» **Task instructions**: How many of the lines here include "document"? Answer with a single number.

___ Raw records

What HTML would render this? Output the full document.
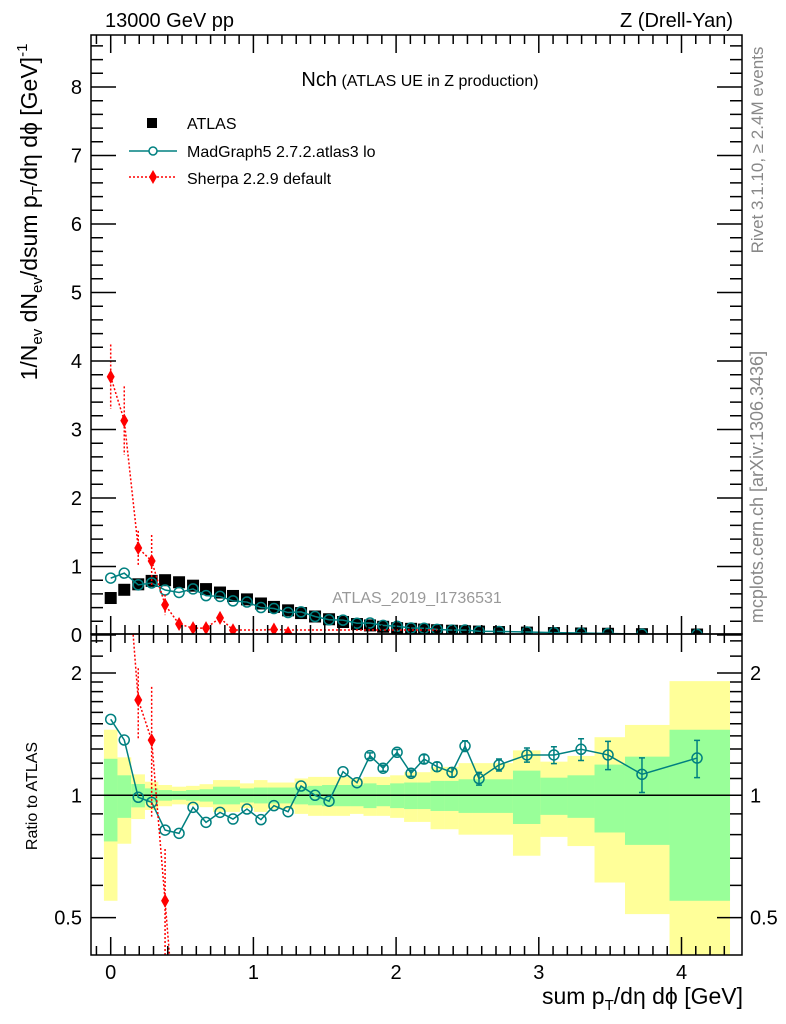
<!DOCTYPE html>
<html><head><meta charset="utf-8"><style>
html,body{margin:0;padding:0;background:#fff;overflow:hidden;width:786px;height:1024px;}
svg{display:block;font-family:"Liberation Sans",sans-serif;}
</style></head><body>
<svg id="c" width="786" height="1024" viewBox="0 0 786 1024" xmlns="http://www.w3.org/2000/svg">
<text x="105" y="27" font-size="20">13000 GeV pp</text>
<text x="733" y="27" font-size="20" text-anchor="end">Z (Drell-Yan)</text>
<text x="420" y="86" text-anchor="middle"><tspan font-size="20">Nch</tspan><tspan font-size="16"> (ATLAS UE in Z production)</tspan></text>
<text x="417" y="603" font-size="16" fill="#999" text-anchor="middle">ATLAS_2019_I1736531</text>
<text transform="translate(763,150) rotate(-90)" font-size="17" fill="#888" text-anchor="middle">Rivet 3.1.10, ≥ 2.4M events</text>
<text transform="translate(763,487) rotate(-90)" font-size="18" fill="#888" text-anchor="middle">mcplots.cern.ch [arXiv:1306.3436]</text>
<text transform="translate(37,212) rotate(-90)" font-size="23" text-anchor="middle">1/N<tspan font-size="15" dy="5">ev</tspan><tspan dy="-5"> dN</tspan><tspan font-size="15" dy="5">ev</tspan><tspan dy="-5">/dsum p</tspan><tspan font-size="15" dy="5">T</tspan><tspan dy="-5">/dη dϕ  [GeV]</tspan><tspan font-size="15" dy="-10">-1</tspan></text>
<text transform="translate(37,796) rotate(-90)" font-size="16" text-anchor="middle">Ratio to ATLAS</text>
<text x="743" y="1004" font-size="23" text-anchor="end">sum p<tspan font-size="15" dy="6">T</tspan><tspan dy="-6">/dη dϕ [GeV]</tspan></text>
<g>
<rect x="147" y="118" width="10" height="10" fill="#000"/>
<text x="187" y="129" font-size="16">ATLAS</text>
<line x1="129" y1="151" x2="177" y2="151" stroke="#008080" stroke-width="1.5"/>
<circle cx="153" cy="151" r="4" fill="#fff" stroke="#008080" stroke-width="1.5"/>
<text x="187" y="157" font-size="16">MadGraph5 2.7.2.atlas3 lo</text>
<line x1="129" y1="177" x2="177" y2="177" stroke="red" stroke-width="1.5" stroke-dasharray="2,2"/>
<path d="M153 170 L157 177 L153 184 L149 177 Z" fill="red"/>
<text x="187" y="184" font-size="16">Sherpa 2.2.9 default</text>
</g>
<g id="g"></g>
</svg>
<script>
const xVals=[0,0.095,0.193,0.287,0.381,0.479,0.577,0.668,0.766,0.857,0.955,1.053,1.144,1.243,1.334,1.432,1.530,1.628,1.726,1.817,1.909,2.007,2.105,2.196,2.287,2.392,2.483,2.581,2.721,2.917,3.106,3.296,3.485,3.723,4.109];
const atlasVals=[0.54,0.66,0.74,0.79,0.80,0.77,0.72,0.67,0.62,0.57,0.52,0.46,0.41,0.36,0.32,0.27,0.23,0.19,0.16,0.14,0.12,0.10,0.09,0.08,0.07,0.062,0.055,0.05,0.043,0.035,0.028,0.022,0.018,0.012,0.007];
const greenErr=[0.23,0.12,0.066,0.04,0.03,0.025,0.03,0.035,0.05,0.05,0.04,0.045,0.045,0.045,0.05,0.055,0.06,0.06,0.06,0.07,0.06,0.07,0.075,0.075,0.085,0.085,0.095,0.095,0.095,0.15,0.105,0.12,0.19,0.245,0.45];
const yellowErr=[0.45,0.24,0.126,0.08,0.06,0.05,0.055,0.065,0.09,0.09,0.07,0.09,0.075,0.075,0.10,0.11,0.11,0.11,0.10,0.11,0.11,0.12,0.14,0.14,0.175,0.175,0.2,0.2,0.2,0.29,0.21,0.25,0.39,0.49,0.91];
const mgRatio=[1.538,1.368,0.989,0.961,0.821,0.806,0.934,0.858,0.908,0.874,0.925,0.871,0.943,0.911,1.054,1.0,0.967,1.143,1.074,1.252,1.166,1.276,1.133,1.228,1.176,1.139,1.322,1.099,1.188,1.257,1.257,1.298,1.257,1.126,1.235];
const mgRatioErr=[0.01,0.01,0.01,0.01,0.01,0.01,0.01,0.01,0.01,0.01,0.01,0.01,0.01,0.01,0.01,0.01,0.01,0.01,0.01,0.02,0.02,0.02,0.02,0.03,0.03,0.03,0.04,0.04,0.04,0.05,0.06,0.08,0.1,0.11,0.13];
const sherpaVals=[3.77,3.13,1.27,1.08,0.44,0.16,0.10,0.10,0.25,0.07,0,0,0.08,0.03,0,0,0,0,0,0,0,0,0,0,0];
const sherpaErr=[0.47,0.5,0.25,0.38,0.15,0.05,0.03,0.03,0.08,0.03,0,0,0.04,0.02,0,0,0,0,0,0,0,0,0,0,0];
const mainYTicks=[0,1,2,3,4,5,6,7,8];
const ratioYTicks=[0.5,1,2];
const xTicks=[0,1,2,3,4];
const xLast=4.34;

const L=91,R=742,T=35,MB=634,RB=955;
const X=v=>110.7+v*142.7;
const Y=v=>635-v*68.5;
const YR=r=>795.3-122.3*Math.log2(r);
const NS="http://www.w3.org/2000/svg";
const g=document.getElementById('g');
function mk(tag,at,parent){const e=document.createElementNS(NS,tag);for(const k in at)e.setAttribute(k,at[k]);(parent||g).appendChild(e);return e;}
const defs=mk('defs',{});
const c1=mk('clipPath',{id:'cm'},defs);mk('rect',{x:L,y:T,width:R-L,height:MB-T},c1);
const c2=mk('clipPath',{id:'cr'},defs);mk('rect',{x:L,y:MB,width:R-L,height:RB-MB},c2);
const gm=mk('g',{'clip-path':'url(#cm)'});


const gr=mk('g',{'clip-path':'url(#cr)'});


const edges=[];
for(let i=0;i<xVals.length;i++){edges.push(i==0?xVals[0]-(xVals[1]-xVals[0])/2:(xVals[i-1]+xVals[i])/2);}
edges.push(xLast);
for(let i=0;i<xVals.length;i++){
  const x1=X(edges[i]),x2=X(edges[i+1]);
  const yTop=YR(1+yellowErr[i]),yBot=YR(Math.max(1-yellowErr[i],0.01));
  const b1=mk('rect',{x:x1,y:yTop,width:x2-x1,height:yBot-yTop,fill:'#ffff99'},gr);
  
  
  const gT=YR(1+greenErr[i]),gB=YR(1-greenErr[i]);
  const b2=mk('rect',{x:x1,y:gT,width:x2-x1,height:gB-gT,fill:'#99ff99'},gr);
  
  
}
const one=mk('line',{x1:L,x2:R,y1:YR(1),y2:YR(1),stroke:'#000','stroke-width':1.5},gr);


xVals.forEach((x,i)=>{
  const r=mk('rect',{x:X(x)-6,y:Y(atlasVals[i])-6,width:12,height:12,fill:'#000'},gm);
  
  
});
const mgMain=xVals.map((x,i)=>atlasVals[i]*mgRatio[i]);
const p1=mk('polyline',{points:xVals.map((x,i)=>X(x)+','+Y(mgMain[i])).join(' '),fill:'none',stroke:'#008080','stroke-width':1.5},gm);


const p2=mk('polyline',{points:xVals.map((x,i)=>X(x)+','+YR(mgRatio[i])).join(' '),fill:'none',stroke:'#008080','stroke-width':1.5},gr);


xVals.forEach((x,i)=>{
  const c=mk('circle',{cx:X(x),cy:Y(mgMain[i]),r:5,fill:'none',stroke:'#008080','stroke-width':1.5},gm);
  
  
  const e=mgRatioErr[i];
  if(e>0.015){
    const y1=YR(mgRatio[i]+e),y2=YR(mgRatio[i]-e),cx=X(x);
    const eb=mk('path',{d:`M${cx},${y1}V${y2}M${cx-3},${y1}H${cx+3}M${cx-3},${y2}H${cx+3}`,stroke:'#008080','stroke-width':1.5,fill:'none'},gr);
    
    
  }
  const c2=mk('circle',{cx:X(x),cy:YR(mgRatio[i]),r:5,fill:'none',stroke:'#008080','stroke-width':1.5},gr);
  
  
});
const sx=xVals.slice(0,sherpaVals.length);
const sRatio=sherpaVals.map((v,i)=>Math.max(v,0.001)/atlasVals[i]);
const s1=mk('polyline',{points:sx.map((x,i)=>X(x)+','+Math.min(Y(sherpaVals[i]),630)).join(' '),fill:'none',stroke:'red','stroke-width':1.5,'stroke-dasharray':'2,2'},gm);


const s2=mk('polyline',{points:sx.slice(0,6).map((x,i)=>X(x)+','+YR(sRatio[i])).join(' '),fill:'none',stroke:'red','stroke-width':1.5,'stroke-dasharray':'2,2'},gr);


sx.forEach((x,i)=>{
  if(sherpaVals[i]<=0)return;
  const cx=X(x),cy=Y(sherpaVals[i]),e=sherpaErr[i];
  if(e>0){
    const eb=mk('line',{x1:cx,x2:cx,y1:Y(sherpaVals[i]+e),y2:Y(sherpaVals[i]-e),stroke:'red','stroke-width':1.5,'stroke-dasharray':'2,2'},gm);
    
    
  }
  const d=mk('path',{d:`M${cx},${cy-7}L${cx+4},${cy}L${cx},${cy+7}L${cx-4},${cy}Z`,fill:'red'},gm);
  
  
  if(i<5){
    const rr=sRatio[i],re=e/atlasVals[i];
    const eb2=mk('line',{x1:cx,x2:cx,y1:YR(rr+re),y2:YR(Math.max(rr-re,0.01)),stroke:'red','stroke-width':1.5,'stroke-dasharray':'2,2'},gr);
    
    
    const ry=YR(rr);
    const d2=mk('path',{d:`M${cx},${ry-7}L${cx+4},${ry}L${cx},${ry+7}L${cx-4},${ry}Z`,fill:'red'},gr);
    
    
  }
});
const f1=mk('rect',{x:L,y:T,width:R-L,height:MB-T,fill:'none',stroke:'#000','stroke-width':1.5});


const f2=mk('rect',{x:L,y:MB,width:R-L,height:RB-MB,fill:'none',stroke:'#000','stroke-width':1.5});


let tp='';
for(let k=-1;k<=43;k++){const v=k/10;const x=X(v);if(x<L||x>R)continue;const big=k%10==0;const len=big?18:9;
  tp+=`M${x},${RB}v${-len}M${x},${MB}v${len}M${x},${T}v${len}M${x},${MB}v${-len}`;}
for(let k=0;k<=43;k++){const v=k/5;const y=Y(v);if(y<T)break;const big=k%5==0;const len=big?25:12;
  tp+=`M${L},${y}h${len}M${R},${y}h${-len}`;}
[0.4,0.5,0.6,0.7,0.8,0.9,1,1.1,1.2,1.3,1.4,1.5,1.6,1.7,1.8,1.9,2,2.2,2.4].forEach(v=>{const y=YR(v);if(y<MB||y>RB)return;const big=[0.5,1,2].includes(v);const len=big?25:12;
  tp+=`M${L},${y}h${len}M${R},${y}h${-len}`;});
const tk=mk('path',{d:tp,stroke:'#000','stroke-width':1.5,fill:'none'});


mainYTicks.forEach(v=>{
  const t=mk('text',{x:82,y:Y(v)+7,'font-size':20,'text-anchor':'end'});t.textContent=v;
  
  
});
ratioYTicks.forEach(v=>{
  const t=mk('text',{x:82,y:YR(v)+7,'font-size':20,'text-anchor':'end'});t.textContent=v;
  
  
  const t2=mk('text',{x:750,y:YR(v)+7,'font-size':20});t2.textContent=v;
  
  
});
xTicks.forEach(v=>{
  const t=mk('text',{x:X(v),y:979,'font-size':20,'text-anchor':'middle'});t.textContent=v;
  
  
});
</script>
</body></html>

______
___ Raw records

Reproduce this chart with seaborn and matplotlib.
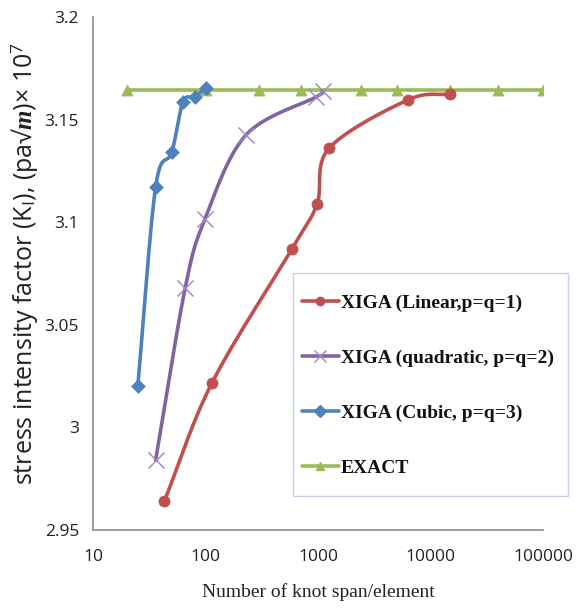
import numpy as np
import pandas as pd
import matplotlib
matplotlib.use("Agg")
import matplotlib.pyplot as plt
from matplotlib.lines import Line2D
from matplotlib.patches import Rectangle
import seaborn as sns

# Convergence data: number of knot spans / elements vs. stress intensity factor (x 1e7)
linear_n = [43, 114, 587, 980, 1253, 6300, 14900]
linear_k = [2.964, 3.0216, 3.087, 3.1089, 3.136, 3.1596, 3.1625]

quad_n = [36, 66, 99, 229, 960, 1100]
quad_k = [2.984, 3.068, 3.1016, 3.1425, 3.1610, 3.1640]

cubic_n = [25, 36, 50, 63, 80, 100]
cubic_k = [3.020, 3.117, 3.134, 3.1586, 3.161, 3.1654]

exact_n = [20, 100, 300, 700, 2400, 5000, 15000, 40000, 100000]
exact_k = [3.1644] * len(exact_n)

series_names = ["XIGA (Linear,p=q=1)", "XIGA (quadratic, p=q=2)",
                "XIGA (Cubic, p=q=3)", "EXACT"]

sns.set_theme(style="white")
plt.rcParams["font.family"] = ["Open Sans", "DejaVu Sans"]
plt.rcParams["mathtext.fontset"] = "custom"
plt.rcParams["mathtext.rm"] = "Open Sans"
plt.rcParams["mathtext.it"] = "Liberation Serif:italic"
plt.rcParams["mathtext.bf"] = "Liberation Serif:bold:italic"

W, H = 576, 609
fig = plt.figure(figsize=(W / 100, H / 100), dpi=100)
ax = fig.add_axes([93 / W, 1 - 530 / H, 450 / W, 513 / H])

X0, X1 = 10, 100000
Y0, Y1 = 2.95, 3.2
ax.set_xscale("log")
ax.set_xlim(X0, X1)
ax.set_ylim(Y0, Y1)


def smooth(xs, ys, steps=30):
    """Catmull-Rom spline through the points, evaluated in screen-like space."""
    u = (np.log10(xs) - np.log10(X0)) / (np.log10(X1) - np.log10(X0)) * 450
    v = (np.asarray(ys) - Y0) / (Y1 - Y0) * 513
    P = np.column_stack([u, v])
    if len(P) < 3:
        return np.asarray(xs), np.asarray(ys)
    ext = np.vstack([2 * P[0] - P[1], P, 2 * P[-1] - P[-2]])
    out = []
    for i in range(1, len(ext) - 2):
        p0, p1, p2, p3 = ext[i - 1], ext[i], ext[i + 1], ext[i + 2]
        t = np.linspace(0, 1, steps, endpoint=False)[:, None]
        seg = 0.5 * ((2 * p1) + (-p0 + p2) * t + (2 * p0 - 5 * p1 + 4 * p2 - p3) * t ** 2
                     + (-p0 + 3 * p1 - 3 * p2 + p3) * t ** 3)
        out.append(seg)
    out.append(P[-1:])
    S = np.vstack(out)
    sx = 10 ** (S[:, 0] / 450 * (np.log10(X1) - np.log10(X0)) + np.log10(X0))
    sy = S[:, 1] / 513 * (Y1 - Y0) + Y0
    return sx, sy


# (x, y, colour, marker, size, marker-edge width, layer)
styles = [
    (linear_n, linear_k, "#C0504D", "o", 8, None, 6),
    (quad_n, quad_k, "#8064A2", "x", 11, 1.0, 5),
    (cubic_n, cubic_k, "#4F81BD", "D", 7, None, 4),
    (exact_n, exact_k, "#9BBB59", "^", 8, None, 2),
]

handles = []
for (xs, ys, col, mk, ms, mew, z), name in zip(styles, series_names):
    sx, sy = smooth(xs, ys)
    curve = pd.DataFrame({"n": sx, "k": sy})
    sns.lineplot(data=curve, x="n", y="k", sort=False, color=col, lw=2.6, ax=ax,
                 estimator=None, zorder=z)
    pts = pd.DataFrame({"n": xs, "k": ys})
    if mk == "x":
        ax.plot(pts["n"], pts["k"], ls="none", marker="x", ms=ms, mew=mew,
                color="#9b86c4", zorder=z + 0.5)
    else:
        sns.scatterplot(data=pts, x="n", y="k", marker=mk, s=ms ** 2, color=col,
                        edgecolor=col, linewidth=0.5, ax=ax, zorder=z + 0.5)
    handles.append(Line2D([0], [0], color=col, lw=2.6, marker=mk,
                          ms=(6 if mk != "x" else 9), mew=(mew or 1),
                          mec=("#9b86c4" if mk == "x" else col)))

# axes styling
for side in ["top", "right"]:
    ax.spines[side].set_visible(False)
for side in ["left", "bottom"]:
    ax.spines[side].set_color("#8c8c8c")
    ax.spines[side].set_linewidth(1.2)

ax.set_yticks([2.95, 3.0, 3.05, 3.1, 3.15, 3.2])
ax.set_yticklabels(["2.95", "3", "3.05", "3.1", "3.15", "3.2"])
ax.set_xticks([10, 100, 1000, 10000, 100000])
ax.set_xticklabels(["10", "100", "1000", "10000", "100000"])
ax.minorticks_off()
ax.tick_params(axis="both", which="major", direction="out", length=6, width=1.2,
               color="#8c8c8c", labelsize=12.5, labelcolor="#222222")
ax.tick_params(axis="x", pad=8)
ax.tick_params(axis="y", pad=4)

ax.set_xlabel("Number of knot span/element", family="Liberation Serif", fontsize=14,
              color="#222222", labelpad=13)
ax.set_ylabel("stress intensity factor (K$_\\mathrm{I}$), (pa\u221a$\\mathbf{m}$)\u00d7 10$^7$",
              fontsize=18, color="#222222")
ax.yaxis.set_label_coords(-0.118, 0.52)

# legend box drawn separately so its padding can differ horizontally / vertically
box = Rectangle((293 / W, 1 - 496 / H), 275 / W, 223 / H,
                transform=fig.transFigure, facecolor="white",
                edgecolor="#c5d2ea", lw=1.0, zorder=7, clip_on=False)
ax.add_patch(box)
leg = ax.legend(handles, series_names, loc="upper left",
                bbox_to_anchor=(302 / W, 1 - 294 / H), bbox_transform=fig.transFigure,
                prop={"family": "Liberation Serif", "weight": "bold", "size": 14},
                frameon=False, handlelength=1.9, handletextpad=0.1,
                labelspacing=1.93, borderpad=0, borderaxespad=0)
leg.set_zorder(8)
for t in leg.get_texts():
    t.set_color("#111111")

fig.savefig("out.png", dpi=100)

______

» **The completed task**: 3